Farmers they were all the same, though, and in 1935 Georges and Roger received a harsh lesson on the realities of survival when their father, Jean-Claude Duboeuf, suddenly died of a stroke. Georges could hardly realize anything at all, because he was only two years old at the time, but for Roger it meant assuming the duties of the man of the house at age twelve. From that point on, little Georges was raised at home by his mother and his elder sister Simone, while Roger, still learning himself, became his mentor and instructor in agriculture and the craft of making wine. Uncle Louis Galud, married to their defunct father’s sister, came by to advise and help out when he could, but he had his own work and his own family, so for all intents and purposes it was the boys who took the farm and the vineyards onto their shoulders and, over the following years, held their properties together without losing a single hectare. The exceptional work ethic for which the Duboeuf brothers would become famous was in part simply a mirror of the hardscrabble habit of stubbornly plugging along through adversity that thousands of Beaujolais peasants, like Papa Bréchard, had known before them. But with these two boys there was the added motivation of an absolute determination to keep the family patrimony intact: the only thing that a peasant hates more than not getting a piece of land he covets is losing a piece that he already owns. The grave, methodical, almost puritanical manner that within a few years would be guiding the young Georges Duboeuf as he carved out an exemplary career in the wine business, one that was to become a celebrated template of success in French individualenterprise, was only a continuation of this same determination to do well for the family. The boy’s early maturity and the man’s ability to start work earlier than the others, then keep at it long after everyone else knocked off, clearly had their roots in the tragedy of losing a father he never knew.

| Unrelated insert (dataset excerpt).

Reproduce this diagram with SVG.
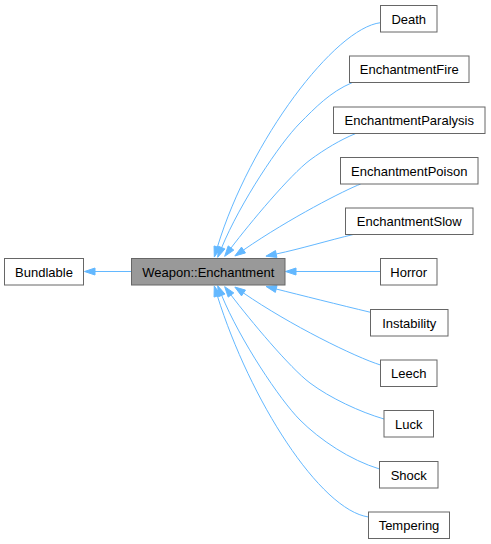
<svg xmlns="http://www.w3.org/2000/svg" width="491" height="544" viewBox="0 0 491 544">
<style>
.n rect{fill:#ffffff;stroke:#666666;stroke-width:1}
.n.focus rect{fill:#999999;stroke:#666666}
.n text{font-family:"Liberation Sans",Arial,sans-serif;font-size:13px;fill:#000000;text-anchor:middle}
.e path{fill:none;stroke:#63b8ff;stroke-width:1}
.e polygon{fill:#63b8ff;stroke:#63b8ff;stroke-width:1}
</style>
<rect x="0" y="0" width="491" height="544" fill="#ffffff"/>
<g id="edges" class="e">
<path d="M131,271.5 L95,271.5"/>
<polygon points="95,268 84.5,271.5 95,275"/>
<path d="M380.5,271.5 L296,271.5"/>
<polygon points="296,268 285.5,271.5 296,275"/>
<path d="M380.5,22.7 C335,28 250,140 217.4,247"/>
<polygon points="214.05,245.98 214.3,257.05 220.75,248.02"/>
<path d="M352,82.7 C330,92 315,108 300,123 C280,143 240,203 221.7,247.6"/>
<polygon points="218.46,246.27 217.71,257.31 224.94,248.93"/>
<path d="M355.7,133.5 C340,140 325,149 310,160 C290,175 250,223 231,248"/>
<polygon points="228.21,245.88 224.65,256.36 233.79,250.12"/>
<path d="M360.7,184 C345,190 290,218 243.5,250"/>
<polygon points="241.52,247.12 234.85,255.96 245.48,252.88"/>
<path d="M353.3,234.5 C330,240 300,249 276.2,254"/>
<polygon points="275.48,250.57 265.92,256.16 276.92,257.43"/>
<path d="M370.5,312.3 C340,305 300,295 276.2,289"/>
<polygon points="277.05,285.61 266.02,286.43 275.35,292.39"/>
<path d="M380.5,365 C355,357 290,325 243.5,293"/>
<polygon points="245.48,290.12 234.85,287.04 241.52,295.88"/>
<path d="M384,419 C360,412 330,398 310,383 C290,368 250,320 231,295"/>
<polygon points="233.79,292.88 224.65,286.64 228.21,297.12"/>
<path d="M379.5,469 C350,460 320,440 300,420 C280,400 240,340 221.7,295.4"/>
<polygon points="224.94,294.07 217.71,285.69 218.46,296.73"/>
<path d="M368.5,517 C320,510 250,400 217.4,296"/>
<polygon points="220.74,294.95 214.26,285.98 214.06,297.05"/>
</g>
<g id="Bundlable" class="n"><rect x="4.5" y="258.5" width="79" height="26.5"/><text x="44" y="276.5">Bundlable</text></g>
<g id="Weapon_Enchantment" class="n focus"><rect x="131.5" y="258.5" width="153.5" height="26.5"/><text x="208.25" y="276.5">Weapon::Enchantment</text></g>
<g id="Death" class="n"><rect x="380.5" y="5.5" width="56.5" height="26.5"/><text x="408.75" y="23.5">Death</text></g>
<g id="EnchantmentFire" class="n"><rect x="349.5" y="56" width="119.5" height="26.5"/><text x="409.25" y="74">EnchantmentFire</text></g>
<g id="EnchantmentParalysis" class="n"><rect x="333.5" y="107" width="151.5" height="26.5"/><text x="409.25" y="125">EnchantmentParalysis</text></g>
<g id="EnchantmentPoison" class="n"><rect x="340.5" y="157.5" width="137.5" height="26.5"/><text x="409.25" y="175.5">EnchantmentPoison</text></g>
<g id="EnchantmentSlow" class="n"><rect x="345.5" y="208" width="127.5" height="26.5"/><text x="409.25" y="226">EnchantmentSlow</text></g>
<g id="Horror" class="n"><rect x="380.5" y="258.5" width="56.5" height="26.5"/><text x="408.75" y="276.5">Horror</text></g>
<g id="Instability" class="n"><rect x="370.5" y="309.5" width="77.5" height="26.5"/><text x="409.25" y="327.5">Instability</text></g>
<g id="Leech" class="n"><rect x="380.5" y="360" width="56.5" height="26.5"/><text x="408.75" y="378">Leech</text></g>
<g id="Luck" class="n"><rect x="384" y="410.5" width="49.5" height="26.5"/><text x="408.75" y="428.5">Luck</text></g>
<g id="Shock" class="n"><rect x="379.5" y="461.5" width="58.5" height="26.5"/><text x="408.75" y="479.5">Shock</text></g>
<g id="Tempering" class="n"><rect x="368.5" y="512" width="81" height="26.5"/><text x="409" y="530">Tempering</text></g>
</svg>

There’s not much of the peasant farm boy that shows in Georges Duboeuf today. Rich, universally admired and courted by politicians, bankers and hustlers of every nature, he sits in his headquarters in the village of Romanèche-Thorins, almost smack on the border between the two great growths Moulin-à-Vent and Fleurie, at the center of a remarkable little empire of his own making, a private firm that he took from literally nothing to a turnover of well above $100 million a year, as, one by one, he crept up toward, caught up with and overhauled all the great established wine houses of the Beaujolais.

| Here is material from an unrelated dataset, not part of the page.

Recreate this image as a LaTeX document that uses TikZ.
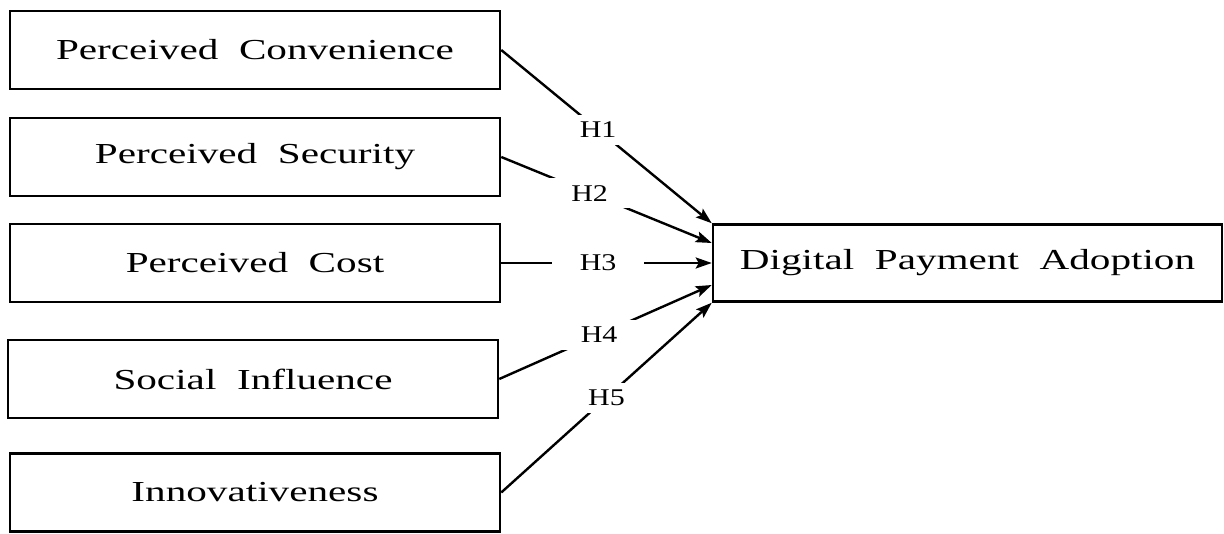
\documentclass[tikz,border=0pt]{standalone}
\usepackage{fontspec}
\setmainfont{Liberation Serif}
\usetikzlibrary{arrows.meta}
\newcommand\widetxt[1]{\scalebox{1.42}[1]{#1}}
\newcommand\hyptxt[1]{\scalebox{1.25}[1]{#1}}
\begin{document}
\begin{tikzpicture}[x=1pt,y=-1pt,
  box/.style={draw,line width=2.5pt,minimum width=490pt,minimum height=78pt,inner sep=0pt,font=\fontsize{29}{32}\selectfont},
  conn/.style={line width=2.4pt,-{Stealth[length=16pt,width=11pt,inset=3pt]}},
  hyp/.style={fill=white,minimum width=92pt,minimum height=30pt,inner sep=0pt,font=\fontsize{24}{28}\selectfont}]
\useasboundingbox (0,0) rectangle (1224,534);
\node[box] (b1) at (255,50) {\widetxt{Perceived\ \ Convenience}};
\node[box] (b2) at (255,157) {\widetxt{Perceived\ \ Security}};
\node[box] (b3) at (255,263) {\widetxt{Perceived\ \ Cost}};
\node[box] (b4) at (253,379) {\widetxt{Social\ \ Influence}};
\node[box] (b5) at (255,492.5) {\widetxt{Innovativeness}};
\node[box,minimum width=509pt,minimum height=77pt] (out) at (967.5,263) {\widetxt{Digital\ \ Payment\ \ Adoption}};
\draw[conn] (b1.east) -- node[hyp,pos=0.46] (h1) {\hyptxt{H1}} (out.north west);
\draw[conn] (b2.east) -- node[hyp,pos=0.42] (h2) {\hyptxt{H2}} ([yshift=20pt]out.west);
\draw[conn] (b3.east) -- node[hyp,pos=0.46] (h3) {\hyptxt{H3}} (out.west);
\draw[conn] (b4.east) -- node[hyp,pos=0.47] (h4) {\hyptxt{H4}} ([yshift=-22pt]out.west);
\draw[conn] (b5.east) -- node[hyp,pos=0.5] (h5) {\hyptxt{H5}} (out.south west);
\end{tikzpicture}
\end{document}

Piat, Mommessin, Thorins, Aujoux and the rest could only watch, dumbfounded, as this insignificant little upstart company called Les Vins Georges Duboeuf appeared from nowhere, steadily ate away at their lead and finally left them all in the dust. He is now far and away the area’s biggest and most important wine dealer, inevitably labeled Mr. Beaujolais wherever in the world wine is sold. That’s a lot of places, too, because no one ever managed to export the wine of the gamay grape like Georges Duboeuf.